In ihrer Verzichtserklärung sagte Leadsom, ein langer Wahlkampf vor einer Urwahl der Parteibasis sei jetzt nicht ratsam. May sei in der besten Position, "um den Brexit unter den bestmöglichen Bedingungen für das britische Volk umzusetzen". Sie sicherte der Innenministerin ihre volle Unterstützung zu.
Zerreißprobe bei Labour
Während die Konservativen ihren Machtkampf in kurzer Zeit beilegen konnten, zeichnet sich bei der oppositionellen Labour-Partei ein Showdown um die Führung ab. Die Abgeordnete Angela Eagle hat Parteichef Jeremy Corbyn offiziell herausgefordert. Damit steht eine Urwahl der Parteibasis bevor.

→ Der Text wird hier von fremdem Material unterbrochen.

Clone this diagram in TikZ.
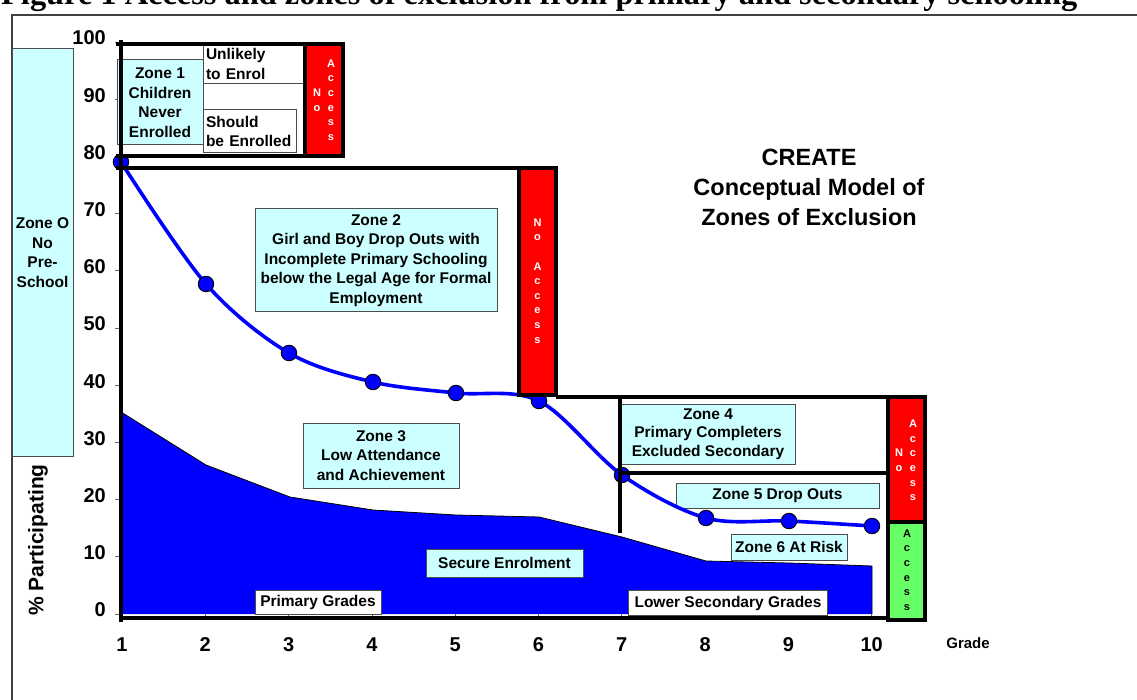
\documentclass[tikz,border=0pt]{standalone}
\usepackage{fontspec}
\setmainfont{Liberation Sans}
\newfontfamily\titlefont{Liberation Serif}
\definecolor{zcyan}{HTML}{CCFFFF}
\definecolor{zred}{HTML}{FF0000}
\definecolor{zgreen}{HTML}{66FF66}
\definecolor{zblue}{HTML}{0000FF}
\definecolor{framegray}{HTML}{404040}
\tikzset{
  zonebox/.style={draw=black!70, line width=1pt, fill=zcyan, font=\bfseries\fontsize{15.5}{19.5}\selectfont, align=center, inner sep=0pt},
  whitebox/.style={draw=black!70, line width=1pt, fill=white, font=\bfseries\fontsize{15.5}{19.5}\selectfont, inner sep=0pt},
  bar/.style={line width=4.2pt},
  noacc/.style={draw=black, line width=4pt, fill=zred, inner sep=0pt},
  yesacc/.style={draw=black, line width=4pt, fill=zgreen, inner sep=0pt},
  lett/.style={font=\bfseries\fontsize{11}{14.6}\selectfont, align=center, inner sep=0pt, text=white},
  ticklab/.style={font=\bfseries\fontsize{20}{20}\selectfont, inner sep=0pt},
  dot/.style={circle, fill=zblue, draw=black, line width=0.9pt, minimum size=15.5pt, inner sep=0pt},
  tickmark/.style={draw=black!60, line width=0.8pt}
}
\begin{document}
\begin{tikzpicture}[x=1pt,y=-1pt]
\useasboundingbox (0,0) rectangle (1137,700);
% title
\node[anchor=base west, inner sep=0pt, font=\titlefont\bfseries\fontsize{32.4}{32.4}\selectfont] (title) at (1,5) {Figure 1 Access and zones of exclusion from primary and secondary schooling};
% frame
\draw[framegray, line width=1.4pt] (12,710) -- (12,15) -- (1150,15);
% Zone O
\node[zonebox, minimum width=61pt, minimum height=407pt] (z0) at (42.5,252.5) {Zone O\\No\\Pre-\\School};
% axis label
\node[rotate=90, font=\bfseries\fontsize{21}{21}\selectfont, inner sep=0pt] (ylab) at (38,540) {\% Participating};
% y tick labels and marks
\foreach \v in {0,10,...,100}{
  \node[ticklab, anchor=east] (yl\v) at (106,{614-5.72*\v-4}) {\v};
  \draw[tickmark] (115,{614-5.72*\v}) -- (121,{614-5.72*\v});
}
% x tick labels
\foreach \g in {1,...,10}{
  \node[ticklab] (xl\g) at ({122+83.3*(\g-1)},645) {\g};
  \draw[tickmark] ({122+83.3*(\g-1)},611) -- ({122+83.3*(\g-1)},618);
}
\node[font=\bfseries\fontsize{15}{15}\selectfont, inner sep=0pt] (xlab) at (968,643) {Grade};
% secure enrolment area
\fill[zblue] (121,614) -- (121,412) -- (206,465) -- (290,497) -- (373,510) -- (456,515) -- (539,517) -- (622,537) -- (706,561) -- (789,563) -- (872,566) -- (872,614) -- cycle;
\draw[black, line width=0.8pt] (121,412) -- (206,465) -- (290,497) -- (373,510) -- (456,515) -- (539,517) -- (622,537) -- (706,561) -- (789,563) -- (872,566) -- (872,614);
% zone boxes
\node[zonebox, minimum width=86pt, minimum height=85pt] (z1) at (160,102.5) {Zone 1\\Children\\Never\\Enrolled};
\node[whitebox, minimum width=100pt, minimum height=40pt, align=left, text width=94pt] (unl) at (253,64) {Unlikely\\to Enrol};
\node[whitebox, minimum width=93pt, minimum height=43pt, align=left, text width=87pt] (shd) at (249.5,131.5) {Should\\be Enrolled};
\node[zonebox, minimum width=242pt, minimum height=103pt] (z2) at (376,260.5) {Zone 2\\Girl and Boy Drop Outs with\\Incomplete Primary Schooling\\below the Legal Age for Formal\\Employment};
\node[zonebox, minimum width=156pt, minimum height=65pt] (z3) at (381,455.5) {Zone 3\\Low Attendance\\and Achievement};
\node[zonebox, minimum width=174pt, minimum height=60pt, font=\bfseries\fontsize{15.5}{18.5}\selectfont] (z4) at (708,434) {Zone 4\\Primary Completers\\Excluded Secondary};
\node[zonebox, minimum width=203pt, minimum height=25pt] (z5) at (777.5,495.5) {Zone 5 Drop Outs};
\node[zonebox, minimum width=116pt, minimum height=26pt] (z6) at (789,547) {Zone 6 At Risk};
\node[zonebox, minimum width=157pt, minimum height=28pt] (sec) at (504.5,563) {Secure Enrolment};
\node[whitebox, minimum width=126pt, minimum height=24pt] (prim) at (318,602) {Primary Grades};
\node[whitebox, minimum width=199pt, minimum height=25pt] (lows) at (728,603) {Lower Secondary Grades};
% participation curve
\draw[zblue, line width=3.6pt] plot[smooth, tension=0.55] coordinates {(121,162) (206,284) (289,353) (373,382) (456,393) (539,401) (622,475) (706,518) (789,521) (872,526)};
\foreach \n/\px/\py in {1/121/162,2/206/284,3/289/353,4/373/382,5/456/393,6/539/401,7/622/475,8/706/518,9/789/521,10/872/526}{
  \node[dot] (d\n) at (\px,\py) {};
}
% axes and zone outlines
\draw[bar] (121,622) -- (121,40);
\draw[bar] (119,618) -- (888,618);
\draw[bar] (116,44) -- (305,44);
\draw[bar] (116,156) -- (305,156);
\draw[bar] (116,168) -- (519,168);
\draw[bar] (556,397) -- (888,397);
\draw[bar] (620,397) -- (620,533);
\draw[bar] (620,473) -- (888,473);
% access boxes
\node[noacc, minimum width=38pt, minimum height=112pt] (na1) at (324,100) {};
\node[lett] (na1a) at (317,100) {N\\o};
\node[lett] (na1b) at (331,100) {A\\c\\c\\e\\s\\s};
\node[noacc, minimum width=37pt, minimum height=227pt] (na2) at (537.5,281.5) {};
\node[lett] (na2a) at (537.5,281) {N\\o\\[14.6pt]A\\c\\c\\e\\s\\s};
\node[noacc, minimum width=37pt, minimum height=125pt] (na3) at (906.5,459.5) {};
\node[lett] (na3a) at (899,460.5) {N\\o};
\node[lett] (na3b) at (913,460.5) {A\\c\\c\\e\\s\\s};
\node[yesacc, minimum width=37pt, minimum height=98pt] (ac3) at (906.5,571) {};
\node[lett, text=black] (ac3a) at (907,570) {A\\c\\c\\e\\s\\s};
% model title
\node[font=\bfseries\fontsize{23.5}{30}\selectfont, align=center, inner sep=0pt] (model) at (809,187) {CREATE\\Conceptual Model of\\Zones of Exclusion};
\end{tikzpicture}
\end{document}
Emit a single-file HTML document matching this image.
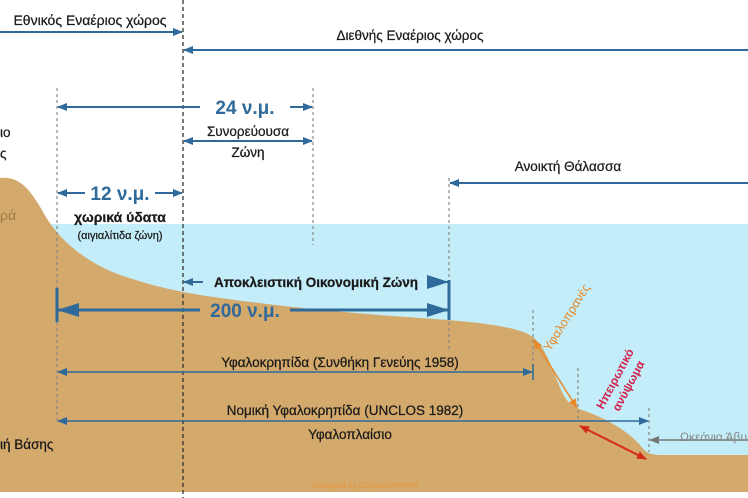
<!DOCTYPE html>
<html><head><meta charset="utf-8"><style>
html,body{margin:0;padding:0;background:#fff;width:748px;height:498px;overflow:hidden}
svg{display:block}
text{font-family:"Liberation Sans",sans-serif}
</style></head><body>
<svg width="748" height="498" viewBox="0 0 748 498" xmlns="http://www.w3.org/2000/svg">
<defs>
<marker id="a" markerWidth="10" markerHeight="8" refX="9" refY="4" orient="auto-start-reverse" markerUnits="userSpaceOnUse"><path d="M0,0 L10,4 L0,8 Z" fill="#2f6a9b"/></marker>
<marker id="b" markerWidth="22" markerHeight="14" refX="21" refY="7" orient="auto-start-reverse" markerUnits="userSpaceOnUse"><path d="M0,0 L22,7 L0,14 Z" fill="#2f6a9b"/></marker>
<marker id="g" markerWidth="10" markerHeight="8" refX="9" refY="4" orient="auto-start-reverse" markerUnits="userSpaceOnUse"><path d="M0,0 L10,4 L0,8 Z" fill="#777"/></marker>
<marker id="r" markerWidth="10" markerHeight="8" refX="9" refY="4" orient="auto-start-reverse" markerUnits="userSpaceOnUse"><path d="M0,0 L10,4 L0,8 Z" fill="#d42a1a"/></marker>
<marker id="o" markerWidth="10" markerHeight="8" refX="9" refY="4" orient="auto-start-reverse" markerUnits="userSpaceOnUse"><path d="M0,0 L10,4 L0,8 Z" fill="#e88a2a"/></marker>
</defs>
<rect x="0" y="224" width="748" height="268" fill="#c2edf9"/>
<path d="M0,178 C20,176 30,190 42,210 C55,235 80,260 120,275 C150,285 170,290 200,295 C260,304 330,312 420,318 C480,322 510,326 528,334 C545,342 552,370 562,392 C568,404 572,406 582,410 C600,416 625,428 640,445 C645,452 650,455 660,455 L748,455 L748,492 L0,492 Z" fill="#d4a96c"/>
<rect x="0" y="492" width="748" height="6" fill="#fff"/>
<g stroke-dasharray="3,3" stroke-width="1.2" stroke="#888">
<line x1="57" y1="88" x2="57" y2="422"/>
<line x1="313" y1="88" x2="313" y2="245"/>
<line x1="449" y1="178" x2="449" y2="350"/>
<line x1="533" y1="310" x2="533" y2="378"/>
<line x1="578" y1="368" x2="578" y2="420"/>
<line x1="649" y1="408" x2="649" y2="452"/>
</g>
<line x1="183" y1="0" x2="183" y2="498" stroke="#333" stroke-width="1.3" stroke-dasharray="4,3"/>
<g stroke="#2f6a9b" stroke-width="2" fill="none">
<line x1="0" y1="32" x2="182" y2="32" marker-end="url(#a)"/>
<line x1="184" y1="50" x2="748" y2="50" marker-start="url(#a)"/>
<line x1="58" y1="107" x2="200" y2="107" marker-start="url(#a)"/>
<line x1="290" y1="107" x2="312" y2="107" marker-end="url(#a)"/>
<line x1="184" y1="141" x2="312" y2="141" marker-start="url(#a)" marker-end="url(#a)"/>
<line x1="450" y1="183" x2="748" y2="183" marker-start="url(#a)"/>
<line x1="58" y1="193" x2="85" y2="193" marker-start="url(#a)"/>
<line x1="155" y1="193" x2="182" y2="193" marker-end="url(#a)"/>
<line x1="184" y1="282" x2="203" y2="282" marker-start="url(#a)"/>
<line x1="428" y1="282" x2="448" y2="282" marker-end="url(#b)"/>
<line x1="58" y1="310" x2="200" y2="310" marker-start="url(#b)" stroke-width="3"/>
<line x1="290" y1="310" x2="448" y2="310" marker-end="url(#b)" stroke-width="3"/>
<line x1="58" y1="372" x2="532" y2="372" marker-start="url(#a)" marker-end="url(#a)" stroke-width="1.5"/>
<line x1="58" y1="421" x2="648" y2="421" marker-start="url(#a)" marker-end="url(#a)" stroke-width="1.5"/>
</g>
<line x1="57" y1="288" x2="57" y2="322" stroke="#2f6a9b" stroke-width="3"/>
<line x1="449" y1="280" x2="449" y2="320" stroke="#2f6a9b" stroke-width="3"/>
<line x1="533" y1="364" x2="533" y2="380" stroke="#2f6a9b" stroke-width="1.5"/>
<line x1="650" y1="440" x2="748" y2="440" stroke="#777" stroke-width="1.5" marker-start="url(#g)"/>
<line x1="534" y1="340" x2="577" y2="408" stroke="#e88a2a" stroke-width="1.5" marker-start="url(#o)" marker-end="url(#o)"/>
<line x1="580" y1="426" x2="646" y2="459" stroke="#d42a1a" stroke-width="2" marker-start="url(#r)" marker-end="url(#r)"/>
<g fill="#1a1a1a" font-size="13.5" stroke="#1a1a1a" stroke-width="0.25">
<text x="90" y="25" text-anchor="middle" font-size="14">Εθνικός Εναέριος χώρος</text>
<text x="410" y="40" text-anchor="middle">Διεθνής Εναέριος χώρος</text>
<text x="0" y="137">ιο</text>
<text x="0" y="158">ς</text>
<text x="248" y="136" text-anchor="middle">Συνορεύουσα</text>
<text x="248" y="157" text-anchor="middle">Ζώνη</text>
<text x="568" y="171" text-anchor="middle">Ανοικτή Θάλασσα</text>
<text x="120" y="222" text-anchor="middle" font-size="14" font-weight="bold">χωρικά ύδατα</text>
<text x="120" y="239" text-anchor="middle" font-size="11">(αιγιαλίτιδα ζώνη)</text>
<text x="316" y="287" text-anchor="middle" font-weight="bold">Αποκλειστική Οικονομική Ζώνη</text>
<text x="340" y="367" text-anchor="middle">Υφαλοκρηπίδα (Συνθήκη Γενεύης 1958)</text>
<text x="345" y="415" text-anchor="middle">Νομική Υφαλοκρηπίδα (UNCLOS 1982)</text>
<text x="350" y="439" text-anchor="middle">Υφαλοπλαίσιο</text>
<text x="0" y="449">ιή Βάσης</text>
</g>
<text x="0" y="220" font-size="14" fill="#a07a45">ρά</text>
<g fill="#2f6a9b" font-weight="bold" font-size="19">
<text x="245" y="114" text-anchor="middle">24 ν.μ.</text>
<text x="120" y="200" text-anchor="middle">12 ν.μ.</text>
<text x="245" y="317" text-anchor="middle">200 ν.μ.</text>
</g>
<text x="680" y="441" font-size="12" fill="#888">Ωκεάνια Άβυ</text>
<text transform="translate(550,352) rotate(-58)" font-size="12.5" fill="#e88a2a">Υφαλοπρανές</text>
<text transform="translate(603,410) rotate(-62)" font-size="12" font-weight="bold" fill="#d4204a">Ηπειρωτικό</text>
<text transform="translate(619,412) rotate(-62)" font-size="12" font-weight="bold" fill="#d4204a">ανύψωμα</text>
<text x="365" y="488" text-anchor="middle" font-size="8" font-style="italic" fill="#e8953a">Designed by CompuGRAPHS</text>
</svg>
</body></html>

Eagle warf Corbyn, der einen Rücktritt bisher kategorisch ausschließt, mangelnde Führungsfähigkeiten vor. Sie wolle "die Partei wieder zusammenführen". "Ich bringe Menschen zusammen, ich treibe sie nicht auseinander", sagte sie mit Blick auf Corbyn. Die 55-jährige Eagle war zuletzt im Schattenkabinett der Oppositionspartei für Wirtschaft zuständig.
Corbyn, der als ausgesprochen Linker gilt, war im September mit breiter Mehrheit an die Parteispitze gewählt worden. Erst kürzlich hatten ihm die Labour-Abgeordneten aber das Misstrauen ausgesprochen.